The sun sparkled brilliantly across the horizon, highlighting the ocean's endless potential.  Eddie dove beneath the surface, washing every last bit of Gabby from him, then strode up the shore. 

"Need a towel?"  A curious voice chirped, closer than he realized.  Eddie brushed the crusted strands of too-long hair out of his eyes and turned to see a girl, baking in the sun next to her surfboard.  She tossed him her towel.

"I'm Lily."  She reached out her hand, and he took it.



 By Tyler Houchin

"You're done, finished.  Five foot nine."

This is what I heard from my doctor on my 15-year-old check-up, just as I was entering my freshman year of high school.  I was done growing.  Goodbye were the days of having to buy adjustable pants and cheap shoes knowing that I wouldn't fit into them after a few months.  I could finally buy clothes with the intention of wearing them indefinitely.  And that's exactly what I did.
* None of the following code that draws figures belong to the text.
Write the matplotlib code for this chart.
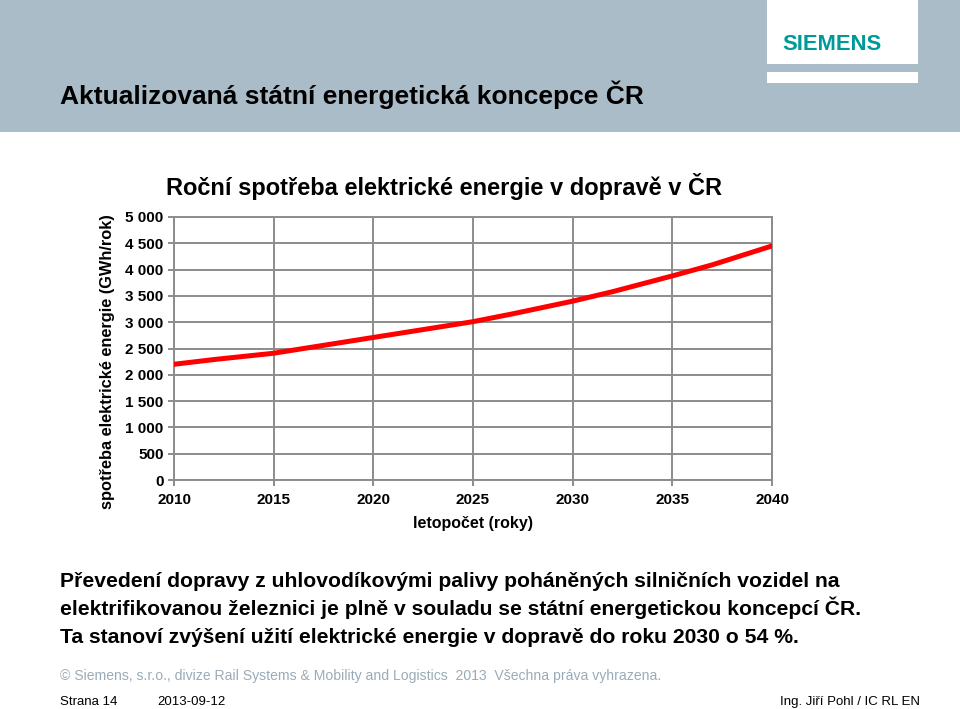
import matplotlib.pyplot as plt
import matplotlib.patches as patches
from matplotlib.ticker import FuncFormatter

plt.rcParams['font.family'] = ['Liberation Sans', 'DejaVu Sans']

# data
roky = [2010, 2012, 2015, 2017, 2020, 2022, 2025, 2027, 2030, 2032, 2035, 2037, 2040]
spotreba = [2200, 2290, 2410, 2530, 2710, 2830, 3010, 3160, 3400, 3580, 3880, 4090, 4450]
x_ticks = [2010, 2015, 2020, 2025, 2030, 2035, 2040]
y_ticks = [0, 500, 1000, 1500, 2000, 2500, 3000, 3500, 4000, 4500, 5000]

W, H = 960, 709
fig = plt.figure(figsize=(9.6, 7.09), dpi=100)

def fx(px):
    return px / W

def fy(py):
    return 1 - py / H

# header band
fig.patches.append(patches.Rectangle((0, fy(132)), 1, 132 / H, transform=fig.transFigure,
                                     facecolor='#abbcc9', edgecolor='none', zorder=0))
# logo box
fig.patches.append(patches.Rectangle((fx(767), fy(64)), fx(151), 64 / H, transform=fig.transFigure,
                                     facecolor='white', edgecolor='none', zorder=1))
fig.patches.append(patches.Rectangle((fx(767), fy(83)), fx(151), 11 / H, transform=fig.transFigure,
                                     facecolor='white', edgecolor='none', zorder=1))
fig.text(fx(782), fy(44), 'SIEMENS', color='#009999', fontsize=15.8, fontweight='heavy',
         va='center', ha='left')
fig.text(fx(60), fy(104), 'Aktualizovaná státní energetická koncepce ČR', fontsize=19,
         fontweight='bold', va='baseline', ha='left')

# chart
ax = fig.add_axes([fx(174), fy(480), fx(598), 263 / H])
ax.plot(roky, spotreba, color='#ff0000', linewidth=3.6, solid_capstyle='round', zorder=3)
ax.set_xlim(2010, 2040)
ax.set_ylim(0, 5000)
ax.set_xticks(x_ticks)
ax.set_yticks(y_ticks)
ax.yaxis.set_major_formatter(FuncFormatter(lambda v, p: f'{int(v):,}'.replace(',', ' ')))
ax.grid(True, color='#8c8c8c', linewidth=1.4)
ax.set_axisbelow(True)
for s in ax.spines.values():
    s.set_color('#8c8c8c')
    s.set_linewidth(1.4)
ax.tick_params(length=4, color='#8c8c8c', width=1.4, labelsize=11)
ax.tick_params(axis='x', pad=5)
for lab in ax.get_xticklabels() + ax.get_yticklabels():
    lab.set_fontweight('bold')
ax.set_xlabel('letopočet (roky)', fontsize=11.5, fontweight='bold')
ax.xaxis.set_label_coords(0.5, -0.135)
ax.set_ylabel('spotřeba elektrické energie (GWh/rok)', fontsize=11.8, fontweight='bold')
ax.yaxis.set_label_coords(-0.098, 0.45)
fig.text(fx(444), fy(187), 'Roční spotřeba elektrické energie v dopravě v ČR', fontsize=17,
         fontweight='bold', ha='center', va='center')

# body text
radky = ['Převedení dopravy z uhlovodíkovými palivy poháněných silničních vozidel na',
         'elektrifikovanou železnici je plně v souladu se státní energetickou koncepcí ČR.',
         'Ta stanoví zvýšení užití elektrické energie v dopravě do roku 2030 o 54 %.']
for i, r in enumerate(radky):
    fig.text(fx(60), fy(587 + 28 * i), r, fontsize=15.2, fontweight='bold', va='baseline', ha='left')

# footer
fig.text(fx(60), fy(680), '© Siemens, s.r.o., divize Rail Systems & Mobility and Logistics  2013  Všechna práva vyhrazena.',
         fontsize=10.1, color='#9aabb8', va='baseline', ha='left')
fig.text(fx(60), fy(705), 'Strana 14', fontsize=9.5, va='baseline', ha='left')
fig.text(fx(157), fy(705), '2013-09-12', fontsize=9.5, va='baseline', ha='left')
fig.text(fx(920), fy(705), 'Ing. Jiří Pohl / IC RL EN', fontsize=9.5, va='baseline', ha='right')

fig.savefig('out.png', dpi=100)
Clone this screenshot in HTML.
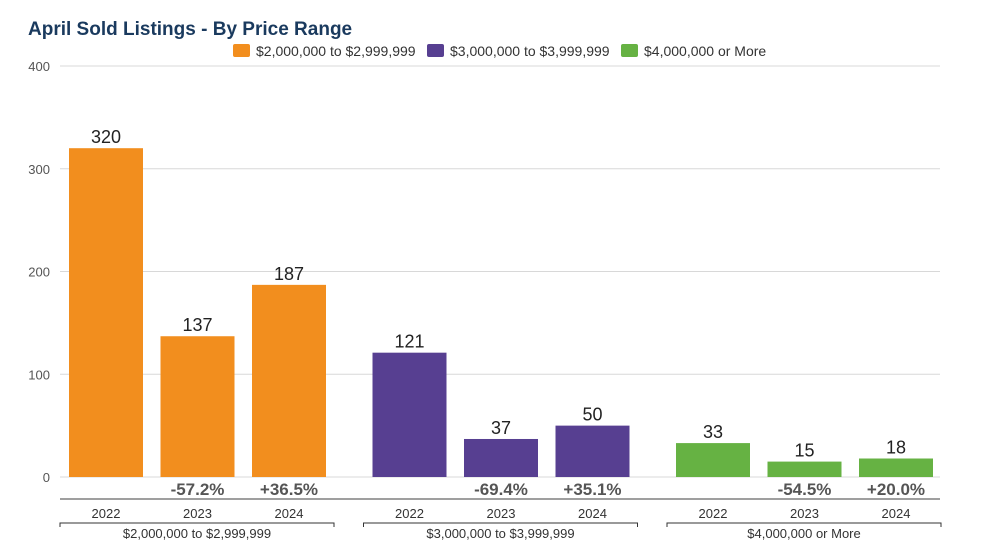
<!DOCTYPE html>
<html><head><meta charset="utf-8"><style>
body{margin:0;background:#fff;width:1000px;height:542px;overflow:hidden;font-family:"Liberation Sans",Arial,sans-serif}
</style></head><body>
<svg id="chart" width="1000" height="542" xmlns="http://www.w3.org/2000/svg" font-family="Liberation Sans, Arial, sans-serif">
<text x="28" y="35" font-size="19" font-weight="bold" fill="#1a3a5e">April Sold Listings - By Price Range</text>
<g font-size="14" fill="#333">
<g><rect x="233" y="44" width="17" height="13" rx="2" fill="#f28e1e"/><text x="256" y="56">$2,000,000 to $2,999,999</text></g>
<g><rect x="427" y="44" width="17" height="13" rx="2" fill="#573f91"/><text x="450" y="56">$3,000,000 to $3,999,999</text></g>
<g><rect x="621" y="44" width="17" height="13" rx="2" fill="#66b243"/><text x="644" y="56">$4,000,000 or More</text></g>
</g>
<g id="grid"></g><g id="bars"></g><g id="xaxis"></g>
</svg>
<script>
const groups=["$2,000,000 to $2,999,999","$3,000,000 to $3,999,999","$4,000,000 or More"];
const years=["2022","2023","2024"];
const values=[[320,137,187],[121,37,50],[33,15,18]];
const changes=[["","-57.2%","+36.5%"],["","-69.4%","+35.1%"],["","-54.5%","+20.0%"]];
const ticks=[0,100,200,300,400];
const colors=["#f28e1e","#573f91","#66b243"];
const NS="http://www.w3.org/2000/svg";
const y0=477,pxPer=(477-66)/400,left=60,right=940;
const y=v=>y0-v*pxPer;
const groupW=303.5,bracketW=274;
const barW=74,step=91.5;
const bx=(g,i)=>left+9+g*groupW+i*step;
function mk(tag,attrs,parent,txt){const e=document.createElementNS(NS,tag);for(const k in attrs)e.setAttribute(k,attrs[k]);if(txt!==undefined)e.textContent=txt;parent.appendChild(e);return e;}
const grid=document.getElementById('grid'),bars=document.getElementById('bars'),xa=document.getElementById('xaxis');
ticks.forEach(t=>{
  const l=mk('line',{x1:left,x2:right,y1:y(t),y2:y(t),stroke:'#d8d8d8','stroke-width':1},grid);
  
  
  const tx=mk('text',{x:50,y:y(t)+5,'text-anchor':'end','font-size':13,fill:'#555'},grid,String(t));
  
  
});
const ax=mk('line',{x1:left,x2:right,y1:499,y2:499,stroke:'#666','stroke-width':1.2},xa);


groups.forEach((gname,g)=>{
  years.forEach((yr,i)=>{
    const v=values[g][i],x=bx(g,i);
    const r=mk('rect',{x:x,y:y(v),width:barW,height:y0-y(v),fill:colors[g]},bars);
    
    
    const lb=mk('text',{x:x+barW/2,y:y(v)-5,'text-anchor':'middle','font-size':18,fill:'#222'},bars,String(v));
    
    
    if(changes[g][i]){
      const c=mk('text',{x:x+barW/2,y:495,'text-anchor':'middle','font-size':17,'font-weight':'bold',fill:'#555'},bars,changes[g][i]);
      
      
    }
    const yl=mk('text',{x:x+barW/2,y:518,'text-anchor':'middle','font-size':13,fill:'#333'},xa,yr);
    
    
  });
  const gx1=left+g*groupW,gx2=gx1+bracketW;
  const br=mk('path',{d:`M${gx1},527V523H${gx2}V527`,stroke:'#333',fill:'none','stroke-width':1},xa);
  
  
  const gl=mk('text',{x:(gx1+gx2)/2,y:538,'text-anchor':'middle','font-size':13,fill:'#333'},xa,gname);
  
  
});
</script>
</body></html>
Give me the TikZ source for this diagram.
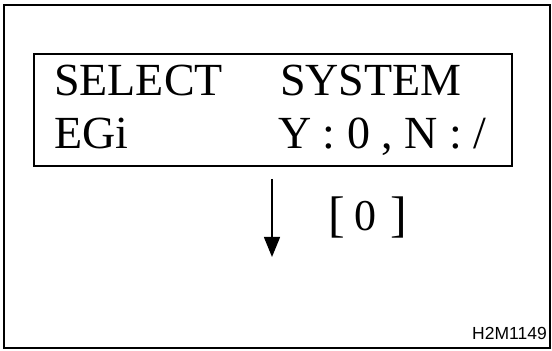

On my last day of summer before I started high school, I rode my bike downtown and bought my first real article of clothing: a pair of jeans that would be mine forever.  I immediately put them on and wore them as often as I could.  They became not only a part of my identity but a physical log of all of my experiences.  The tears and fraying at the bottom are results of my near-death experiences waeving through cars and accidentally rubbing my pant leg up against the chain of the bike -- by sophomore year I would learn the trick from my dad of rolling up the right side so this wouldn't be an issue.  The rip on my right leg was one that I will never forget.  Junior year.  I finally asked out this girl from my biology class who I was convinced was my soulmate.  Turns out her boyfriend sat right behind her and he threw me to the ground.  Hard.  When my mom asked me what had happened, I lied and told her that I fell off my bike when I was on my way home.  Ironically, the following week I fell on my bike on the way home from school, scuffing up my left knee and ending my track season.  The rip in my pocket was accumulated over time from my dog, Cody, jumping up on my lap and scratching on it.  I did'nt want my mom to fix the tear because Cody loved to do it, but when I lost my wallet senior year, losing all of my money, I finally let her patch it up.  

Now, in my five foot nine adulthood, I put these jeans on and I'm immediately transported to my five foot nine youth and all of the memories, good and bad, that come with it.  These pants represent a milestone in my life.  Some have a yearbook, I have jeans.